Washington, May 31 : A new report has identified the technical and economic feasibility of introducing cost-effective rice fortification programs in developing nations.
Under a cooperative agreement with the United States Agency for International Development (USAID), the Academy for Educational Development (AED) collaborated with the Institute of Food Technologists (IFT) to conduct a four-country assessment of rice fortification with a review of production and fortification techniques in China, Costa Rica, The Philippines and the US.
Rice is a major diet staple in developing nations, and vitamin and mineral deficiency is often prevalent in these countries.
The new report notes that the addition of essential nutrients through rice fortification provides the consuming population with much needed vitamins and/or minerals, while it also remains a cost effective means of ensuring a stronger, healthier nation.
Researchers studied four fortification methods, including hot extrusion, cold extrusion, coating and dusting of rice.

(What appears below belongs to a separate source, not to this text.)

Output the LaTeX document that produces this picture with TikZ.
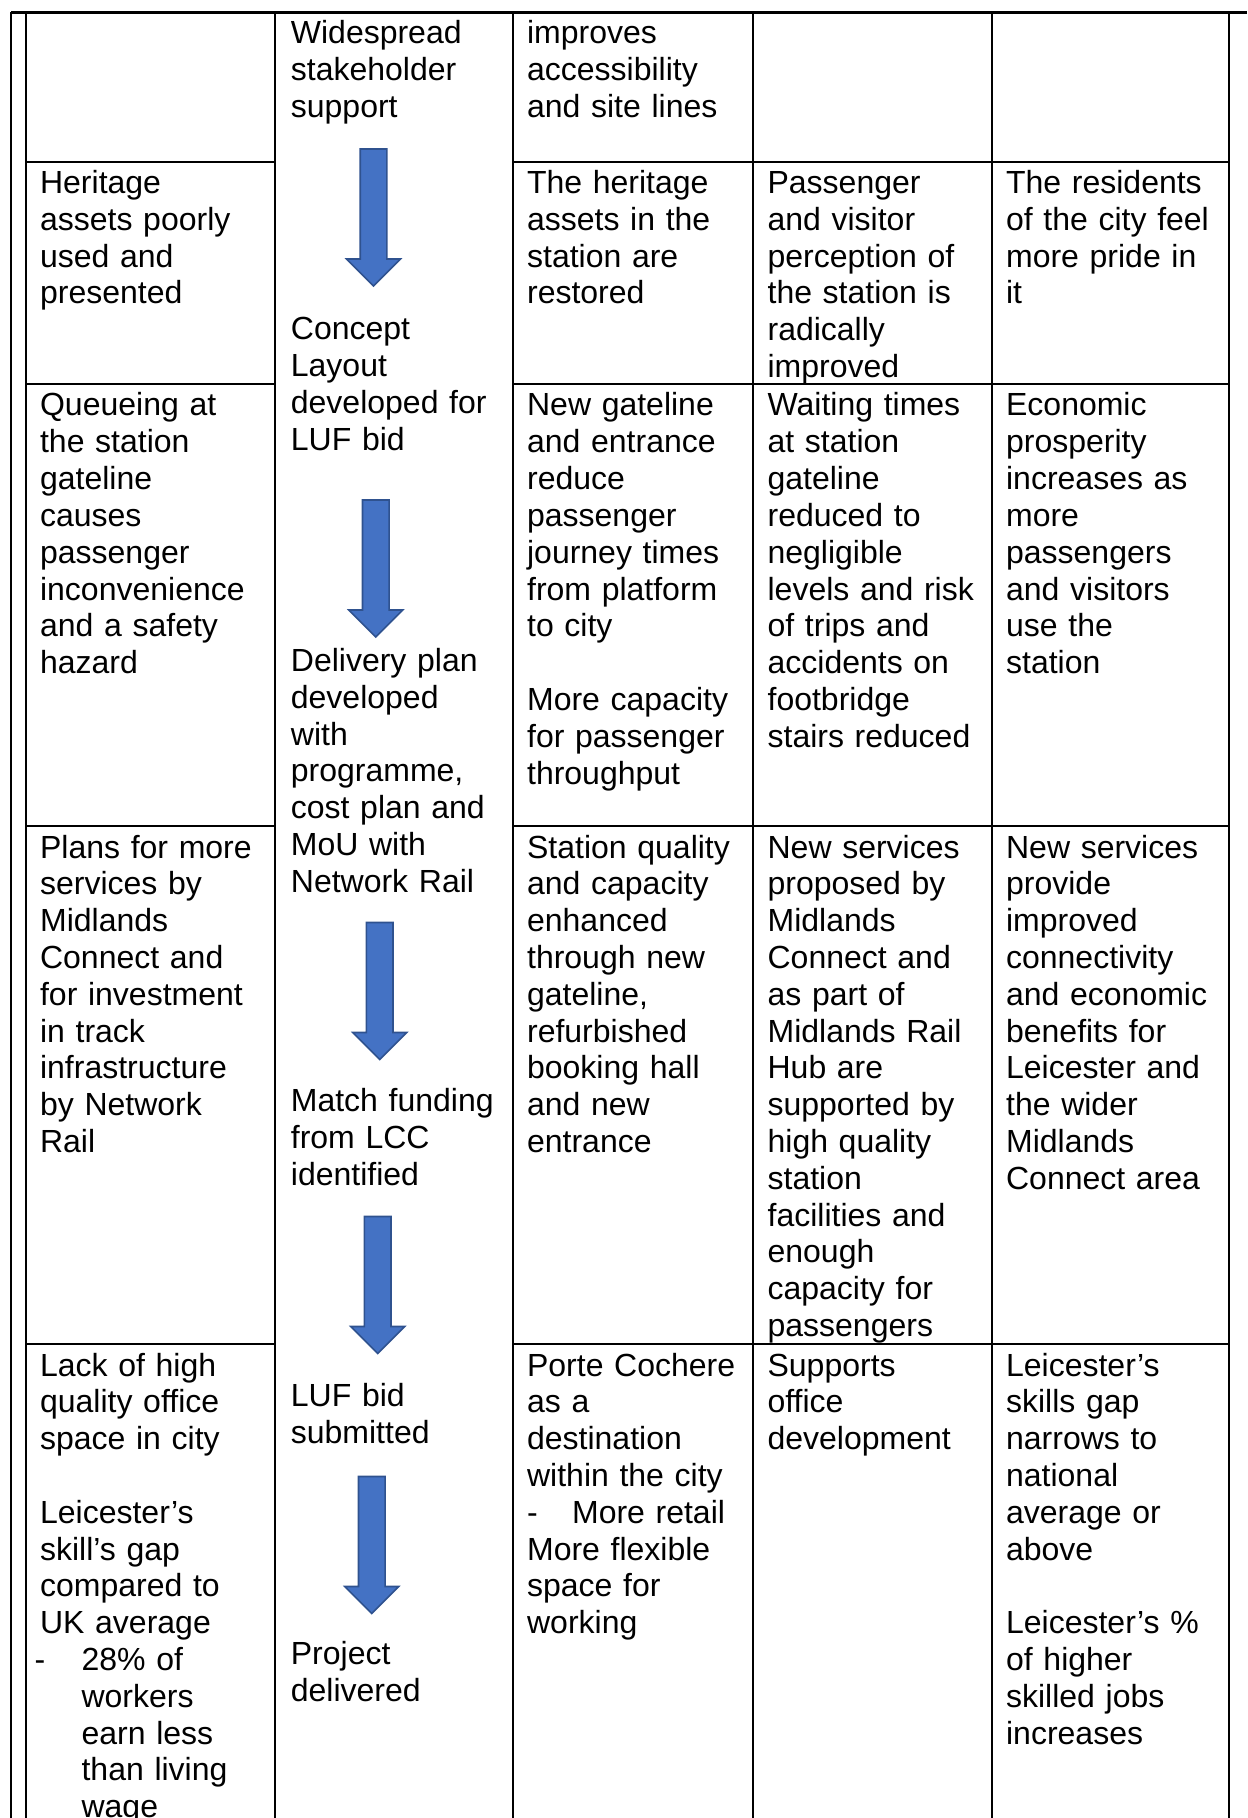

The authors concluded that the cold extrusion and coating method-similar to the process involving pasta production-could be a practical way to introduce fortified rice in developing nations.
The study notes that the hot extrusion method produced the best quality product and maintained the most nutrients; however, it was the most expensive of the four.
While dusting is the least expensive method, it is not recommended for developing countries where washing and rinsing rice before cooking is common and it results in nutrients being washed away.
The report also suggested that before initiating a fortification program, consumer preferences, levels of consumption, overall cost, and financial sustainability should be considered.